"Accelerating UTF-8 Decoding Using SIMD Instructions"
Hiroshi Inoue, Hideaki Komatsu, Toshio Nakatani
The 68th Workshop of IPSJ SIG Programming, Mar 17-18, 2008.
Slides [PDF]: IPSJPRO2008_SIMDdecoding.pdf
Journal version (in Japanese): http://id.nii.ac.jp/1001/00016433/
Recently UTF-8 encoding is widely used as a standard format for text data exchange. The Java programming language, however, uses UTF-16 encoding as its internal representation format for text data. As a result, data conversions between UTF-8 and UTF-16 consume considerable amount of CPU time in workloads that process large amount of text data, such as web application servers. Hence accelerating these conversions are important to improve the performance of many applications.

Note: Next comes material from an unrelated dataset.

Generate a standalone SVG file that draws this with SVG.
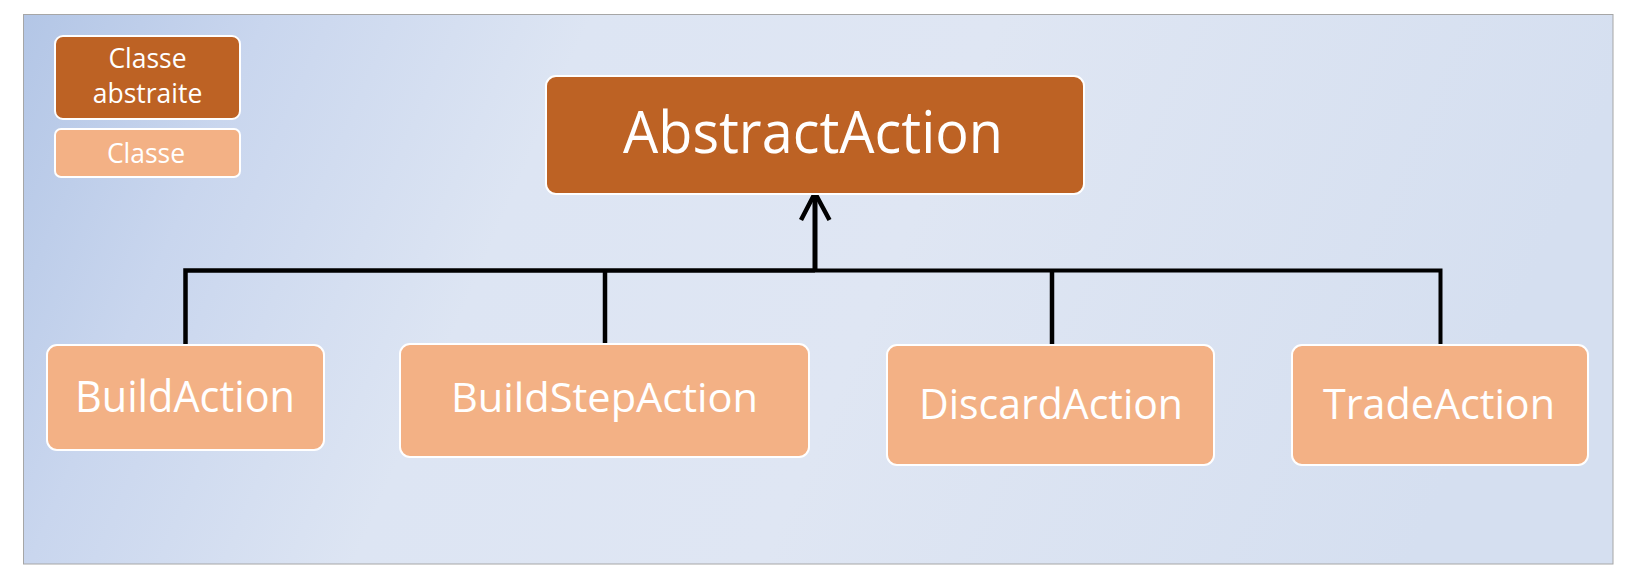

In this paper, we present our new technique to accelerate decoding of variable-length format, such as conversion from UTF-8 to UTF-16, by using the SIMD instructions. The new technique can achieve higher performance by reducing overhead of branch mispredictions in addition to exploiting data parallelism of SIMD instructions. We implemented the new technique using VMX instructions, SIMD instruction set of the PowerPC architecture, and evaluated its performance to decode UTF-8 sequences. As a result, we showed that the technique significantly accelerated the UTF-8 decode processing compared to the existing method.